● WHAT IS BEING ASKED:
Print the lines from the one that contains "Convert this chart to Chart.js code." to the one that contains "const TEXT = '#3a3a3a';", inclusive, exactly as they appear, and please drop any pictures.

╔══

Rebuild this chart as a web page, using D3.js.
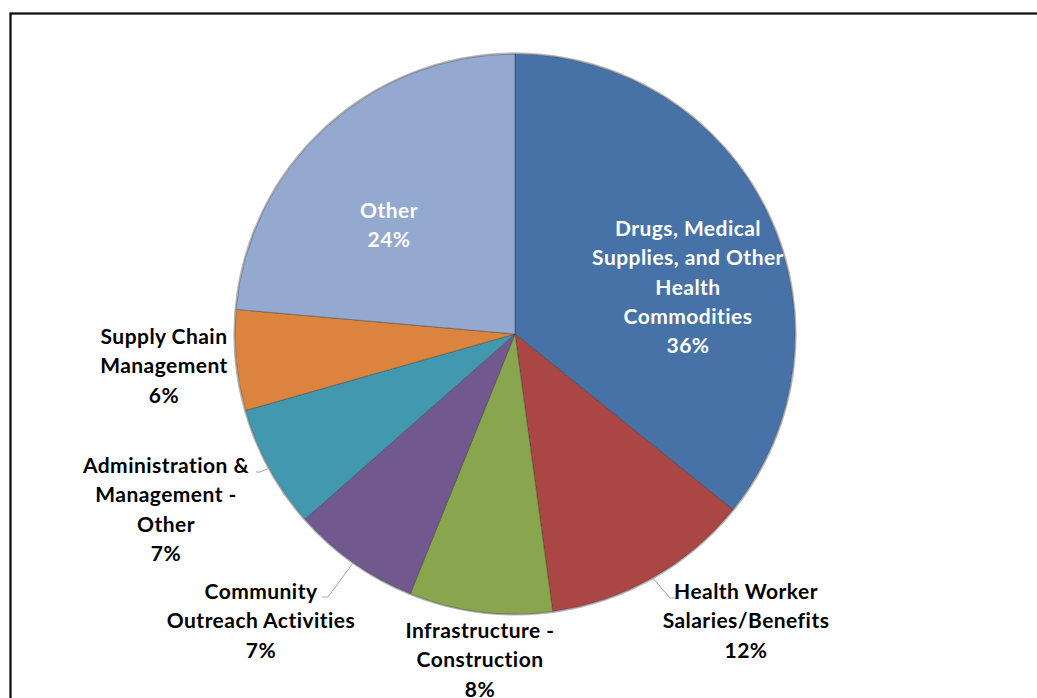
<!DOCTYPE html>
<html>
<head>
<meta charset="utf-8">
<script src="https://cdn.jsdelivr.net/npm/d3@7/dist/d3.min.js"></script>
<style>
  html, body { margin: 0; padding: 0; background: #fff; overflow: hidden; }
  svg { display: block; }
  text { font-family: Lato, "Open Sans", sans-serif; font-weight: bold; font-size: 21px; letter-spacing: 0.45px; }
</style>
</head>
<body>
<svg id="chart" width="1037" height="698"></svg>
<script>
// Spending shares by category (percent), clockwise from 12 o'clock
const categories = [
  "Drugs, Medical Supplies, and Other Health Commodities",
  "Health Worker Salaries/Benefits",
  "Infrastructure - Construction",
  "Community Outreach Activities",
  "Administration & Management - Other",
  "Supply Chain Management",
  "Other"
];
const shares = [35.8, 12.05, 8.25, 7.4, 7.1, 5.8, 23.6];
const colors = ["#4672A8", "#AA4644", "#89A54E", "#71588F", "#4198AF", "#DB843D", "#93A9CF"];

// Label text split into lines, with anchor point and colour
const labelLines = [
  ["Drugs, Medical", "Supplies, and Other", "Health", "Commodities"],
  ["Health Worker", "Salaries/Benefits"],
  ["Infrastructure -", "Construction"],
  ["Community", "Outreach Activities"],
  ["Administration &", "Management -", "Other"],
  ["Supply Chain", "Management"],
  ["Other"]
];
const labelAnchors = [[688, 229], [746, 592], [480, 631], [261, 592], [166, 466], [164, 337], [389, 211]];
const labelInside = [true, false, false, false, false, false, true];
// Leader lines for the outside labels: [label end x, label end y, elbow x]
const leaders = { 1: [676, 598, 670], 3: [322, 597, 328], 4: [256, 472, 260] };

const svg = d3.select("#chart");
const cx = 515, cy = 334, r = 280;
const lineH = 29.3;

// Frame
svg.append("rect")
  .attr("x", 10.5).attr("y", 13.5)
  .attr("width", 1100).attr("height", 800)
  .attr("fill", "none").attr("stroke", "#111").attr("stroke-width", 2.3);

const data = categories.map((c, i) => ({ name: c, value: shares[i], i }));
const pie = d3.pie().value(d => d.value).sort(null);
const arcs = pie(data);
const arc = d3.arc().innerRadius(0).outerRadius(r);

const g = svg.append("g").attr("transform", `translate(${cx},${cy})`);

// Soft rim around the pie
g.append("circle").attr("r", r + 0.8)
  .attr("fill", "none").attr("stroke", "#b5b5b5").attr("stroke-width", 1.6);

g.selectAll("path.slice").data(arcs).enter().append("path")
  .attr("class", "slice")
  .attr("d", arc)
  .attr("fill", d => colors[d.data.i])
  .attr("stroke", "rgba(40,40,40,0.45)")
  .attr("stroke-width", 0.8);

// Leader lines
Object.keys(leaders).forEach(k => {
  const a = arcs[+k];
  const mid = (a.startAngle + a.endAngle) / 2;
  const px = cx + r * Math.sin(mid), py = cy - r * Math.cos(mid);
  const [lx, ly, ex] = leaders[k];
  svg.append("polyline")
    .attr("points", `${lx},${ly} ${ex},${ly} ${px},${py}`)
    .attr("fill", "none").attr("stroke", "#a6a6a6").attr("stroke-width", 1);
});

// Labels: name lines followed by rounded percentage
arcs.forEach((a, i) => {
  const lines = labelLines[i].concat([Math.round(a.data.value) + "%"]);
  const [x, y] = labelAnchors[i];
  const t = svg.append("text")
    .attr("text-anchor", "middle")
    .attr("fill", labelInside[i] ? "#ffffff" : "#000000");
  lines.forEach((ln, j) => {
    t.append("tspan").attr("x", x).attr("y", y + j * lineH + 7).text(ln);
  });
});
</script>
</body>
</html>
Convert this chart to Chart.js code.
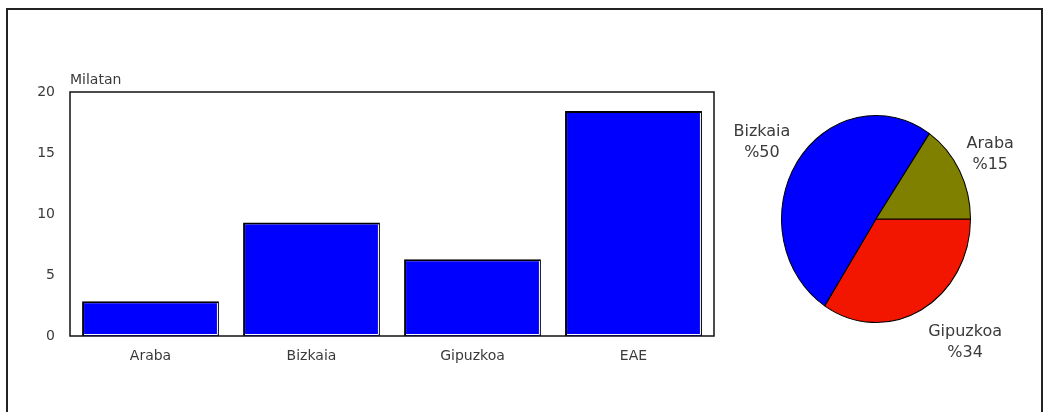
<!DOCTYPE html>
<html>
<head>
<meta charset="utf-8">
<script src="https://cdn.jsdelivr.net/npm/chart.js@4.4.1/dist/chart.umd.min.js"></script>
<style>
  html, body { margin: 0; padding: 0; background: #fff; }
  #frame { position: absolute; left: 6px; top: 8px; width: 1033px; height: 402px; border: 2px solid #222; border-bottom: none; box-sizing: content-box; }
  #bar { position: absolute; left: 0; top: 0; }
  #pie { position: absolute; left: 730px; top: 0; }
</style>
</head>
<body>
<div id="frame"></div>
<canvas id="bar" width="730" height="417"></canvas>
<canvas id="pie" width="320" height="417"></canvas>
<script>
// Bar chart: values in thousands per territory
const regions = ['Araba', 'Bizkaia', 'Gipuzkoa', 'EAE'];
const thousands = [2.85, 9.3, 6.3, 18.45];
const yTicks = [0, 5, 10, 15, 20];
const unitLabel = 'Milatan';

// Pie chart: share of each province (drawn clockwise from three o'clock)
const provinces = ['Gipuzkoa', 'Bizkaia', 'Araba'];
const provinceValues = [6.3, 9.3, 2.85];
const provinceColors = ['#f21500', '#0000ff', '#808000'];

const FONT = 'DejaVu Sans';
const TEXT = '#3a3a3a';

// Plot frame, unit caption and light bevel on the bars
const barDecor = {
  id: 'barDecor',
  afterDatasetsDraw(chart) {
    const ctx = chart.ctx;
    const a = chart.chartArea;
    ctx.save();
    chart.getDatasetMeta(0).data.forEach(b => {
      const p = b.getProps(['x', 'y', 'base', 'width'], true);
      const l = p.x - p.width / 2, r = p.x + p.width / 2;
      ctx.strokeStyle = '#fff';
      ctx.lineWidth = 1;
      ctx.beginPath();
      ctx.moveTo(r - 1.5, p.y + 2);
      ctx.lineTo(r - 1.5, p.base - 1.5);
      ctx.lineTo(l + 2, p.base - 1.5);
      ctx.stroke();
    });
    ctx.strokeStyle = '#111';
    ctx.lineWidth = 1.5;
    ctx.strokeRect(a.left, a.top, a.right - a.left, a.bottom - a.top);
    ctx.fillStyle = TEXT;
    ctx.font = '14px "' + FONT + '"';
    ctx.textAlign = 'left';
    ctx.textBaseline = 'alphabetic';
    ctx.fillText(unitLabel, a.left, a.top - 8);
    ctx.restore();
  }
};

new Chart(document.getElementById('bar'), {
  type: 'bar',
  data: {
    labels: regions,
    datasets: [{
      data: thousands,
      backgroundColor: '#0000ff',
      borderColor: '#000',
      borderWidth: { top: 2, left: 2, right: 1, bottom: 0 },
      borderSkipped: false,
      barPercentage: 0.85,
      categoryPercentage: 1
    }]
  },
  options: {
    responsive: false,
    animation: false,
    layout: { padding: { left: 0, top: 92, right: 16, bottom: 0 } },
    plugins: { legend: { display: false }, tooltip: { enabled: false } },
    scales: {
      x: {
        grid: { display: false, drawTicks: false },
        border: { display: false },
        ticks: { color: TEXT, font: { family: FONT, size: 14 }, padding: 12 },
        afterFit(s) { s.height = 81; }
      },
      y: {
        min: 0, max: 20,
        afterBuildTicks(s) { s.ticks = yTicks.map(v => ({ value: v })); },
        grid: { display: false, drawTicks: false },
        border: { display: false },
        ticks: { color: TEXT, font: { family: FONT, size: 14 }, padding: 15 },
        afterFit(s) { s.width = 70; }
      }
    }
  },
  plugins: [barDecor]
});

// Slightly taller-than-wide pie
const STRETCH_Y = 1.095;
const pieStretch = {
  id: 'pieStretch',
  beforeDatasetsDraw(chart) {
    const a = chart.chartArea, ctx = chart.ctx;
    const cx = (a.left + a.right) / 2, cy = (a.top + a.bottom) / 2;
    ctx.save();
    ctx.translate(cx, cy);
    ctx.scale(1, STRETCH_Y);
    ctx.translate(-cx, -cy);
  },
  afterDatasetsDraw(chart) { chart.ctx.restore(); }
};

// Name and rounded share placed just outside each slice's rim
const pieLabels = {
  id: 'pieLabels',
  afterDraw(chart) {
    const ctx = chart.ctx;
    const vals = chart.data.datasets[0].data;
    const total = vals.reduce((s, v) => s + v, 0);
    ctx.save();
    ctx.fillStyle = TEXT;
    ctx.font = '16px "' + FONT + '"';
    ctx.textAlign = 'center';
    ctx.textBaseline = 'middle';
    chart.getDatasetMeta(0).data.forEach((arc, i) => {
      const p = arc.getProps(['x', 'y', 'startAngle', 'endAngle', 'outerRadius'], true);
      const mid = (p.startAngle + p.endAngle) / 2;
      const c = Math.cos(mid), s = Math.sin(mid);
      const rimX = p.x + c * p.outerRadius;
      const rimY = p.y + s * p.outerRadius * STRETCH_Y;
      const name = chart.data.labels[i];
      const pct = '%' + Math.round(vals[i] / total * 100);
      const hw = Math.max(ctx.measureText(name).width, ctx.measureText(pct).width) / 2;
      const lx = rimX + Math.sign(c) * (hw + 7);
      const ly = rimY + s * 36;
      ctx.fillText(name, lx, ly - 10);
      ctx.fillText(pct, lx, ly + 11);
    });
    ctx.restore();
  }
};

new Chart(document.getElementById('pie'), {
  type: 'pie',
  data: {
    labels: provinces,
    datasets: [{
      data: provinceValues,
      backgroundColor: provinceColors,
      borderColor: '#000',
      borderWidth: 1
    }]
  },
  options: {
    responsive: false,
    animation: false,
    rotation: 90,
    layout: { padding: { left: 51, right: 79, top: 124, bottom: 103 } },
    plugins: { legend: { display: false }, tooltip: { enabled: false } }
  },
  plugins: [pieStretch, pieLabels]
});
</script>
</body>
</html>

╚══

● CORRECT RESPONSE:
Convert this chart to Chart.js code.
<!DOCTYPE html>
<html>
<head>
<meta charset="utf-8">
<script src="https://cdn.jsdelivr.net/npm/chart.js@4.4.1/dist/chart.umd.min.js"></script>
<style>
  html, body { margin: 0; padding: 0; background: #fff; }
  #frame { position: absolute; left: 6px; top: 8px; width: 1033px; height: 402px; border: 2px solid #222; border-bottom: none; box-sizing: content-box; }
  #bar { position: absolute; left: 0; top: 0; }
  #pie { position: absolute; left: 730px; top: 0; }
</style>
</head>
<body>
<div id="frame"></div>
<canvas id="bar" width="730" height="417"></canvas>
<canvas id="pie" width="320" height="417"></canvas>
<script>
// Bar chart: values in thousands per territory
const regions = ['Araba', 'Bizkaia', 'Gipuzkoa', 'EAE'];
const thousands = [2.85, 9.3, 6.3, 18.45];
const yTicks = [0, 5, 10, 15, 20];
const unitLabel = 'Milatan';

// Pie chart: share of each province (drawn clockwise from three o'clock)
const provinces = ['Gipuzkoa', 'Bizkaia', 'Araba'];
const provinceValues = [6.3, 9.3, 2.85];
const provinceColors = ['#f21500', '#0000ff', '#808000'];

const FONT = 'DejaVu Sans';
const TEXT = '#3a3a3a';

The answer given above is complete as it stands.